The death of rising-star Prosecutor Neil Marshall inside the very walls of the Police Department offices,.in the joint office of the legendary Detective duo, Damon Gant. He had supposedly died protecting someone from Joe Darke, and that certain someone later became the witness the Detectives on the case needed to put together a case for their Prosecution, of which Miles headed.

Ema Skye.

"I-I see. Your sister does great work." Even before the death- or murder, as it was- of his father, Miles had never been the most socially-aware of people. He preferred to be alone most of the time, though two certain people made the saying 'even lone wolves know they work better in packs' come to life. Nowadays, he blamed his lack of social tact on the same man who took his father away from him.

Something about what he said caused a peculiar change in Ema's expression- from cheerful to sad. "Lana is the greatest," Ema said, her voice hinting to something Miles did not understand, "At Prosecuting." Her expression changed again, back to almost unbearable cheerfulness. "But the ceremony tonight is going to prove me wrong though, huh, Mr. Edgeworth?"

Miles rose his brows. Just how many people were aware of his 'victory'? Though, he was talking to the younger sister of the Chief Prosecutor herself, so her knowing the recipient of the 'King of Prosecutors' award was easy to imagine. Miles said, crossing his arms in his usual impatient manner, "I'm losing a day of work to receive that toy of an award." It was true; he had been ordered to take the day off to 'prepare' for this highest honor.

"Don't look a gift horse in the mouth, Mr. Edgeworth." Ema advised, ever-cheerful. Despite himself, Miles found himself smiling slightly. Her cheerfulness was contagious.

"I suppose," He allowed, still smiling his slight smile, "That at the very least, the thing will be a worthy addition to my office decorations."

"Well, there you go! I'm sure it will, Mr. Edgeworth!

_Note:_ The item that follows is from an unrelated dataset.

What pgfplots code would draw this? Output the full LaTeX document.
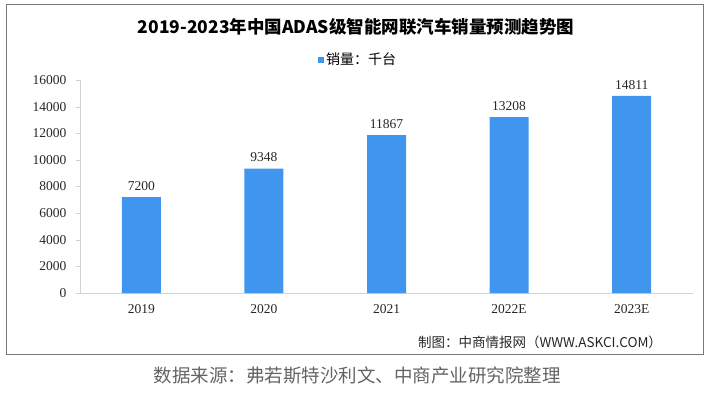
\documentclass[border=0pt]{standalone}
\usepackage{fontspec}
\setmainfont{Liberation Serif}
\newfontfamily\cjk{Noto Sans CJK SC}
\usepackage{pgfplots}
\pgfplotsset{compat=1.18}
\definecolor{barblue}{RGB}{64,150,238}
\definecolor{axgray}{RGB}{210,210,210}
\definecolor{framegray}{RGB}{120,120,120}
\definecolor{srcgray}{RGB}{100,100,100}
\begin{document}
\begin{tikzpicture}
\useasboundingbox (0pt,0pt) rectangle (710pt,392pt);
\draw[framegray, line width=0.8pt] (6pt,38pt) rectangle (703pt,388pt);
\node[font=\cjk\bfseries\fontsize{17.5}{18}\selectfont] at (356pt,365pt) {2019-2023年中国ADAS级智能网联汽车销量预测趋势图};
\begin{axis}[at={(80pt,99pt)}, anchor=south west, scale only axis,
  width=613pt, height=213pt,
  xmin=-0.5, xmax=4.5, ymin=0, ymax=16000,
  ytick={0,2000,...,16000},
  xtick={0,...,4}, xticklabels={2019,2020,2021,2022E,2023E},
  extra x ticks={-0.5,0.5,1.5,2.5,3.5,4.5}, extra x tick labels={},
  extra x tick style={major tick length=4pt, tick style={axgray}},
  x tick style={draw=none},
  y tick style={axgray},
  major tick length=4pt, tick align=outside,
  axis x line*=bottom, axis y line*=left,
  axis line style={axgray, line width=0.6pt},
  ymajorgrids=false,
  scaled y ticks=false,
  /pgf/number format/assume math mode=true,
  yticklabel={\pgfmathprintnumber[fixed,1000 sep={}]{\tick}},
  tick label style={font=\fontsize{13.5}{13.5}\selectfont, text=black!85},
  xticklabel style={yshift=-4pt},
  yticklabel style={xshift=-6pt},
  nodes near coords,
  nodes near coords style={font=\fontsize{13.5}{13.5}\selectfont, text=black!85, yshift=3pt, /pgf/number format/.cd, fixed, 1000 sep={}},
  legend style={at={(0.4535,1.095)}, anchor=center, draw=none, fill=none,
    font=\cjk\fontsize{14}{14}\selectfont, inner sep=0pt},
  legend image code/.code={\fill[barblue] (0pt,-3pt) rectangle (6pt,3pt);},
  clip=false,
]
\addplot[ybar, bar width=39pt, fill=barblue, draw=none] coordinates {
  (0,7200) (1,9348) (2,11867) (3,13208) (4,14811)
};
\addlegendentry{销量：千台}
\end{axis}
\node[font=\cjk\fontsize{13.5}{14}\selectfont, text=black!85] at (540pt,50pt) {制图：中商情报网（WWW.ASKCI.COM）};
\node[font=\cjk\fontsize{18.5}{19}\selectfont, text=srcgray] at (357pt,16pt) {数据来源：弗若斯特沙利文、中商产业研究院整理};
\end{tikzpicture}
\end{document}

I've seen it myself, it doesn't look too bad..." Ema laughed, and Miles felt his mood lift higher than it had been in months. Something about her cheerfulness, as he had noticed before, was contagious...

...Which begs a question- since her elder sister, Chief Prosecutor Lana Skye, lived with this cheerful girl, what had happened during the SL-9 Incident that had drove Lana's 'true self' into hiding?

Somehow, he knew Ema would not take the question well. Keeping that particular question to himself, he asked instead, not quite able to allow his curiosity with the Skye sisters go, "Your sister, she is your guardian?"

Obviously, he knew the answer. Lana had inadvertently told him this, when he had met with her to discuss the then-heavy rumor about 'them'. Miles had, even then, realized, quite by accident, after leaving her office, that he had a- what was it? Ah!- a crush (a silly as it sounds) on the Chief Prosecutor.

It seemed an ironic, hypocritical thing, everything considered.

Ema answered, again oblivious to his thoughts, "Yes, she is." Was Miles imagining it, or was that resentment in her voice? "Our parents died in a car accident when I was four. Lana fought the state or Child Protective Services or whatever for custody. That was her first time in court." As quickly as it had come, the resentment vanished, replaced, again, with an overbearing cheerfulness.

A cheerfulness, Miles was beginning to think, That hid something more than a little resentment.

"She's a natural for court stuff. I remember this one time..."

As their light-hearted and friendly conversation continued, Miles decided that, for the sake of Ema (at least, that is what he told himself) he would find the answer- the truth!- to his question: exactly what about the SL-9 Incident had changed Lana Skye so dramatically?

As it turned out, Miles would not have to wait long for his chance to uncover her truth.